# [EXERCISE OBJECTIVE]
Will you write out the data exactly, excluding every picture?

# [INFORMATION SUPPLIED]

>>>>>

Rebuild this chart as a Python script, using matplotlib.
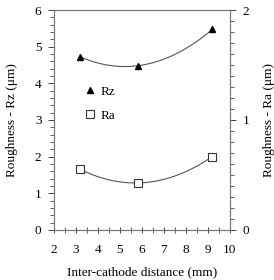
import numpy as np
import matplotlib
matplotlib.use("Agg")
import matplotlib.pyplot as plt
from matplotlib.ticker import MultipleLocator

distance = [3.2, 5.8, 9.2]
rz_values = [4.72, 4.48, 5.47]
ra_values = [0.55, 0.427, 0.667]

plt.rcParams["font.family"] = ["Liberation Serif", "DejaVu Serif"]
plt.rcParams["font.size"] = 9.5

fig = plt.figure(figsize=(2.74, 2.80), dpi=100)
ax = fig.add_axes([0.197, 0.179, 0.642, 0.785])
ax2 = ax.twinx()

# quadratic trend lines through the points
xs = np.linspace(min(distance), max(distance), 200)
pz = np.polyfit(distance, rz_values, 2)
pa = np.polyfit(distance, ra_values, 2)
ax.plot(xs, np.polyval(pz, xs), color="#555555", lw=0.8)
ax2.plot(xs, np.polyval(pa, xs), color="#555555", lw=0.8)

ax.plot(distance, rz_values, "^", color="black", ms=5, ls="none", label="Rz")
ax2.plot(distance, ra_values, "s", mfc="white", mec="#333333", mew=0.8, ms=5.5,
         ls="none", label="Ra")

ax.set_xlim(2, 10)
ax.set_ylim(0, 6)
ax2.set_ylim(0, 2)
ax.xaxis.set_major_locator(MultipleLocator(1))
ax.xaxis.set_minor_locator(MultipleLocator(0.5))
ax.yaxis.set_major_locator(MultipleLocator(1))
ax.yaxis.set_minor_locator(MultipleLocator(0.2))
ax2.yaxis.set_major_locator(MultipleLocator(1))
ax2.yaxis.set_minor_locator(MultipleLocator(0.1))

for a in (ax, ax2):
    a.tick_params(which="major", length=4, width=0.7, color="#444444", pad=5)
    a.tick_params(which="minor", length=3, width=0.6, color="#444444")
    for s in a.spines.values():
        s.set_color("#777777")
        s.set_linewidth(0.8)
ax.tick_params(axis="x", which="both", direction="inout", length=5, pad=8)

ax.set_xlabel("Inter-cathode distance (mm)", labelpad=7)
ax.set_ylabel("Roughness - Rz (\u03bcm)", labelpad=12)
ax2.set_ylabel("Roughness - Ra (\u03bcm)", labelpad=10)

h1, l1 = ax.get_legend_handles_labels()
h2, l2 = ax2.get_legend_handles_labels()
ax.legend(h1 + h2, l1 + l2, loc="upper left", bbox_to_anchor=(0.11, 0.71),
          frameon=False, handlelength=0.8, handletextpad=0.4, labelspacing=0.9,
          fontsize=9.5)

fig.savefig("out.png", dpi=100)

<<<<<

# [RESULT OF THIS TASK]
Rebuild this chart as a Python script, using matplotlib.
import numpy as np
import matplotlib
matplotlib.use("Agg")
import matplotlib.pyplot as plt
from matplotlib.ticker import MultipleLocator

distance = [3.2, 5.8, 9.2]
rz_values = [4.72, 4.48, 5.47]
ra_values = [0.55, 0.427, 0.667]

plt.rcParams["font.family"] = ["Liberation Serif", "DejaVu Serif"]
plt.rcParams["font.size"] = 9.5

fig = plt.figure(figsize=(2.74, 2.80), dpi=100)
ax = fig.add_axes([0.197, 0.179, 0.642, 0.785])
ax2 = ax.twinx()

# quadratic trend lines through the points
xs = np.linspace(min(distance), max(distance), 200)
pz = np.polyfit(distance, rz_values, 2)
pa = np.polyfit(distance, ra_values, 2)
ax.plot(xs, np.polyval(pz, xs), color="#555555", lw=0.8)
ax2.plot(xs, np.polyval(pa, xs), color="#555555", lw=0.8)

ax.plot(distance, rz_values, "^", color="black", ms=5, ls="none", label="Rz")
ax2.plot(distance, ra_values, "s", mfc="white", mec="#333333", mew=0.8, ms=5.5,
         ls="none", label="Ra")

ax.set_xlim(2, 10)
ax.set_ylim(0, 6)
ax2.set_ylim(0, 2)
ax.xaxis.set_major_locator(MultipleLocator(1))
ax.xaxis.set_minor_locator(MultipleLocator(0.5))
ax.yaxis.set_major_locator(MultipleLocator(1))
ax.yaxis.set_minor_locator(MultipleLocator(0.2))
ax2.yaxis.set_major_locator(MultipleLocator(1))
ax2.yaxis.set_minor_locator(MultipleLocator(0.1))

for a in (ax, ax2):
    a.tick_params(which="major", length=4, width=0.7, color="#444444", pad=5)
    a.tick_params(which="minor", length=3, width=0.6, color="#444444")
    for s in a.spines.values():
        s.set_color("#777777")
        s.set_linewidth(0.8)
ax.tick_params(axis="x", which="both", direction="inout", length=5, pad=8)

ax.set_xlabel("Inter-cathode distance (mm)", labelpad=7)
ax.set_ylabel("Roughness - Rz (\u03bcm)", labelpad=12)
ax2.set_ylabel("Roughness - Ra (\u03bcm)", labelpad=10)

h1, l1 = ax.get_legend_handles_labels()
h2, l2 = ax2.get_legend_handles_labels()
ax.legend(h1 + h2, l1 + l2, loc="upper left", bbox_to_anchor=(0.11, 0.71),
          frameon=False, handlelength=0.8, handletextpad=0.4, labelspacing=0.9,
          fontsize=9.5)

fig.savefig("out.png", dpi=100)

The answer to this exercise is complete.